L’ex-République soviétique a été cette semaine le théâtre d’un bras de fer entre le gouvernement et l’église orthodoxe nationale. Le premier souhaitait continuer à garder l’épidémie du coronavirus sous contrôle, tandis que la seconde appelait ses fidèles à se réunir massivement dans les églises pour célébrer Pâques.

D’habitude, les églises sont pleines à craquer le soir de Pâques. Maispour une fois, ce samedi soir, l’assistance était très dispersée. Il faut dire que les médias avaient martelé le même message : « Restez à la maison ». Un message qui, ce samedi soir, avait été repris dans un clip par tous les médecins en charge de la gestion de la crise.

Dans les petites églises, le clergé avait finalement accepté que les fidèles restent dehors, espacés. Ils pouvaient entrer dans les grandes églises et dans la cathédrale Sameba, mais en respectant un mètre de distance avec leurs voisins.

Un bras de fer qui a duré toute la semaine

L’Église apostolique géorgienne est une église nationale, propre aux Géorgiens. Particulièrement politique, elle cherche à avoir une forte emprise sur la vie de ses fidèles et du pays. Elle est elle-même déchirée en son clergé par de violents différends politiques.

La polémique s’était enflammée dès le jour de l’Annonciation, le 7 avril. Beaucoup avaient été horrifiés par le fait que la communion ait été donnée comme d’habitude avec une unique cuillère pour tous, et que chaque fidèle ait baisé les icônes les uns après les autres. Le gouvernement et une partie de la population se sont alors mis à redouter la veillée pascale. Un premier dialogue a été initié avec le Patriarcat, mais celui-ci a aussitôt dit vouloir fêter Pâques comme d’habitude.

Un de ses hiérarques, le métropolite Job, croix en main, tiare étincelante vissée sur la tête, a même affirmé lors d’une messe que le coronavirus ne tue que les personnes âgées qui, de toute façon, sont appelées à mourir dans un avenir proche.

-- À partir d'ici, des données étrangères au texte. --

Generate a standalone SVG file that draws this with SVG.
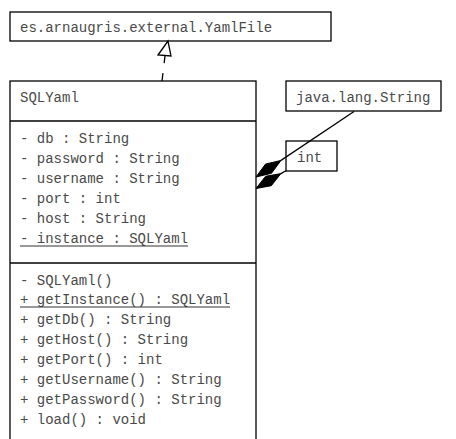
<svg xmlns="http://www.w3.org/2000/svg" width="456" height="439" viewBox="0 0 456 439">
  <style>
    .box { fill: #ffffff; stroke: #000000; stroke-width: 1.3; }
    .sep { stroke: #000000; stroke-width: 1.3; }
    .txt { font-family: "Liberation Mono", "DejaVu Sans Mono", monospace; font-size: 14px; fill: #4a4a4a; }
    .edge { fill: none; stroke: #000000; stroke-width: 1.3; }
    .ul { stroke: #333333; stroke-width: 1; }
  </style>
  <rect width="456" height="439" fill="#ffffff"/>

  <g id="yamlfile">
    <rect class="box" x="10" y="12" width="321" height="29"/>
    <text class="txt" x="20" y="32">es.arnaugris.external.YamlFile</text>
  </g>

  <g id="sqlyaml">
    <rect class="box" x="10" y="81" width="246" height="370"/>
    <line class="sep" x1="10" y1="121" x2="256" y2="121"/>
    <line class="sep" x1="10" y1="263" x2="256" y2="263"/>
    <text class="txt" x="20" y="102">SQLYaml</text>
    <text class="txt" x="20" y="143">- db : String</text>
    <text class="txt" x="20" y="163">- password : String</text>
    <text class="txt" x="20" y="183">- username : String</text>
    <text class="txt" x="20" y="203">- port : int</text>
    <text class="txt" x="20" y="223">- host : String</text>
    <text class="txt" x="20" y="243">- instance : SQLYaml</text>
    <line class="ul" x1="20" y1="246" x2="188" y2="246"/>
    <text class="txt" x="20" y="285">- SQLYaml()</text>
    <text class="txt" x="20" y="304">+ getInstance() : SQLYaml</text>
    <line class="ul" x1="20" y1="307" x2="230" y2="307"/>
    <text class="txt" x="20" y="324">+ getDb() : String</text>
    <text class="txt" x="20" y="344">+ getHost() : String</text>
    <text class="txt" x="20" y="364">+ getPort() : int</text>
    <text class="txt" x="20" y="384">+ getUsername() : String</text>
    <text class="txt" x="20" y="404">+ getPassword() : String</text>
    <text class="txt" x="20" y="424">+ load() : void</text>
  </g>

  <g id="string">
    <rect class="box" x="286" y="81" width="155" height="30"/>
    <text class="txt" x="296" y="102">java.lang.String</text>
  </g>

  <g id="int">
    <rect class="box" x="286" y="141" width="51" height="30"/>
    <text class="txt" x="297" y="162">int</text>
  </g>

  <g id="connectors">
    <!-- generalization: SQLYaml -> YamlFile -->
    <line class="edge" x1="162" y1="81" x2="165" y2="56" stroke-dasharray="8,10"/>
    <polygon points="168,41 158,55 171,56" fill="#ffffff" stroke="#000000" stroke-width="1.3"/>
    <!-- composition: SQLYaml -> java.lang.String -->
    <line class="edge" x1="281" y1="160.4" x2="354" y2="111.5"/>
    <polygon points="256,177 265.5,164.1 281,160.4 271.5,173.3" fill="#000000" stroke="#000000" stroke-width="1"/>
    <!-- composition: SQLYaml -> int -->
    <line class="edge" x1="280.9" y1="173.6" x2="286" y2="170.8"/>
    <polygon points="256,188.5 265.6,176.3 280.9,173.6 271.3,185.7" fill="#000000" stroke="#000000" stroke-width="1"/>
  </g>
</svg>
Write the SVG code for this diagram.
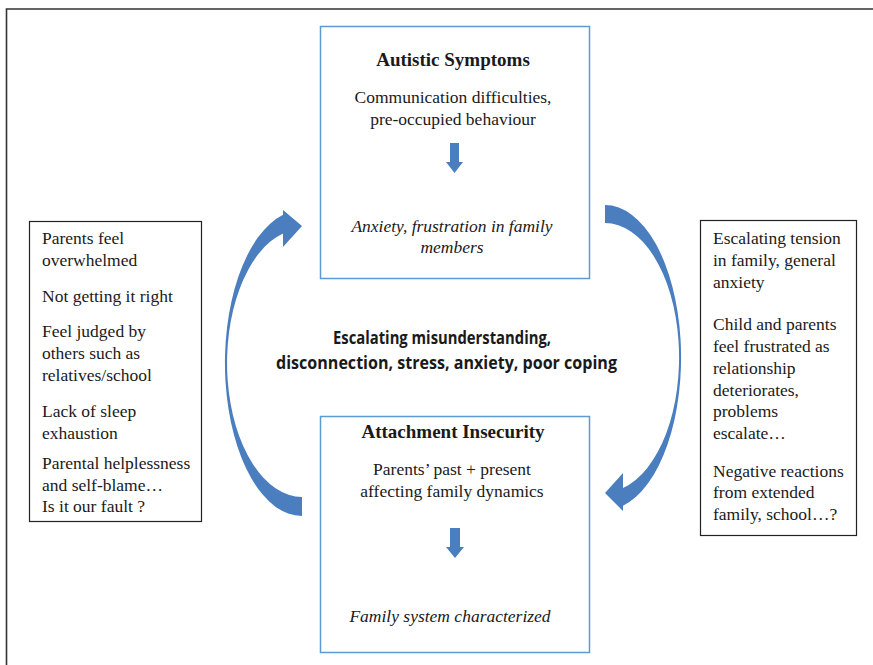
<svg xmlns="http://www.w3.org/2000/svg" width="873" height="665" viewBox="0 0 873 665">
<style>
.serif{font-family:"Liberation Serif","Times New Roman",serif;font-size:17.5px;fill:#1a1a1a}
.title{font-family:"Liberation Serif","Times New Roman",serif;font-size:19px;font-weight:bold;fill:#1a1a1a}
.it{font-style:italic}
.mid{text-anchor:middle}
.sans{font-family:"Open Sans","Liberation Sans",sans-serif;font-size:17px;font-weight:bold;fill:#1a1a1a;text-anchor:middle}
.bluebox{fill:#fff;stroke:#5b9bd5;stroke-width:1.5}
.blackbox{fill:#fff;stroke:#222;stroke-width:1.2}
.arrow{fill:#4a7ebf}
</style>
<rect width="873" height="665" fill="#fff"/>
<path d="M6.5 665 V9 H873" fill="none" stroke="#333" stroke-width="1.6"/>

<g id="connectors">
<path class="arrow" d="M302 516 A77 153 0 0 1 283 214.7 L283 210 L302 226 L283 247 L283 233.4 A75 134 0 0 0 302 497 Z"/>
<path class="arrow" d="M605 205 A76 152.5 0 0 1 623 505.7 L623 511 L605 493 L623 473 L623 488 A74 134.5 0 0 0 605 223 Z"/>
</g>

<g id="autistic-symptoms">
<rect class="bluebox" x="320.5" y="26.5" width="269" height="252"/>
<text class="title mid" x="453" y="66">Autistic Symptoms</text>
<text class="serif mid" x="453" y="103">Communication difficulties,</text>
<text class="serif mid" x="453" y="125">pre-occupied behaviour</text>
<path class="arrow" d="M450 143 H459 V162 H463 L454.5 173 L446 162 H450 Z"/>
<text class="serif it mid" x="452" y="232">Anxiety, frustration in family</text>
<text class="serif it mid" x="452" y="253">members</text>
</g>

<g id="attachment-insecurity">
<rect class="bluebox" x="320.5" y="416.5" width="269" height="236"/>
<text class="title mid" x="453" y="438">Attachment Insecurity</text>
<text class="serif mid" x="452" y="475">Parents’ past + present</text>
<text class="serif mid" x="452" y="497">affecting family dynamics</text>
<path class="arrow" d="M450 528 H460 V547 H464 L455 558 L446 547 H450 Z"/>
<text class="serif it mid" x="450" y="622">Family system characterized</text>
</g>

<g id="parents-box">
<rect class="blackbox" x="29.5" y="221.5" width="172" height="300"/>
<text class="serif" x="42" y="244">Parents feel</text>
<text class="serif" x="42" y="266">overwhelmed</text>
<text class="serif" x="42" y="302">Not getting it right</text>
<text class="serif" x="42" y="337">Feel judged by</text>
<text class="serif" x="42" y="359">others such as</text>
<text class="serif" x="42" y="381">relatives/school</text>
<text class="serif" x="42" y="417">Lack of sleep</text>
<text class="serif" x="42" y="439">exhaustion</text>
<text class="serif" x="42" y="469">Parental helplessness</text>
<text class="serif" x="42" y="491">and self-blame…</text>
<text class="serif" x="42" y="512">Is it our fault ?</text>
</g>

<g id="family-box">
<rect class="blackbox" x="700.5" y="220.5" width="156" height="315"/>
<text class="serif" x="713" y="244">Escalating tension</text>
<text class="serif" x="713" y="266">in family, general</text>
<text class="serif" x="713" y="288">anxiety</text>
<text class="serif" x="713" y="330">Child and parents</text>
<text class="serif" x="713" y="352">feel frustrated as</text>
<text class="serif" x="713" y="374">relationship</text>
<text class="serif" x="713" y="396">deteriorates,</text>
<text class="serif" x="713" y="417">problems</text>
<text class="serif" x="713" y="439">escalate…</text>
<text class="serif" x="713" y="477">Negative reactions</text>
<text class="serif" x="713" y="498">from extended</text>
<text class="serif" x="713" y="520">family, school…?</text>
</g>

<g id="center-label">
<text class="sans" x="442" y="344" textLength="218" lengthAdjust="spacingAndGlyphs">Escalating misunderstanding,</text>
<text class="sans" x="446.5" y="369" textLength="341" lengthAdjust="spacingAndGlyphs">disconnection, stress, anxiety, poor coping</text>
</g>
</svg>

N’osant s’opposer trop frontalement à l’église, le gouvernement a choisi de décréter un couvre-feu autour de Pâques entre 21h et 6h du matin, et d’interdire totalement l’usage de sa voiture pour empêcher les fidèles d’aller s’agglutiner à la veillée pascale. Dans cette fronde de l’Église contre le loi et contre les évidences scientifiques, une partie du clergé s’est désolidarisée du Patriarcat et a demandé aux fidèles de communier depuis chez eux.

Une lutte politique entre le pouvoir séculier et l’Église

L’Église géorgienne défie non seulement le pouvoir politique, le gouvernement, mais aussi les scientifiques, les médecins qui gèrent la crise en Géorgie, plutôt bien d’ailleurs. Mais l’Église géorgienne sait que ce gouvernement est faible, en ce qu’il n’ose pas l’affronter sur le plan des valeurs. Une sorte de combat de civilisation se déroule depuis des années entre les partisans des conservateurs, Église en tête, ce qui la rapproche de la Russie, et ceux de l’Occident libéral.

On a vu cette faiblesse du gouvernement lorsque la ministre de la Santé, Ekatarine Tikaradzé, en réponse à une question sur le risque de transmettre le coronavirus par la cuillère de communion, a répondu qu’elle ne savait pas, qu’il fallait pour cela faire des « recherches scientifiques ».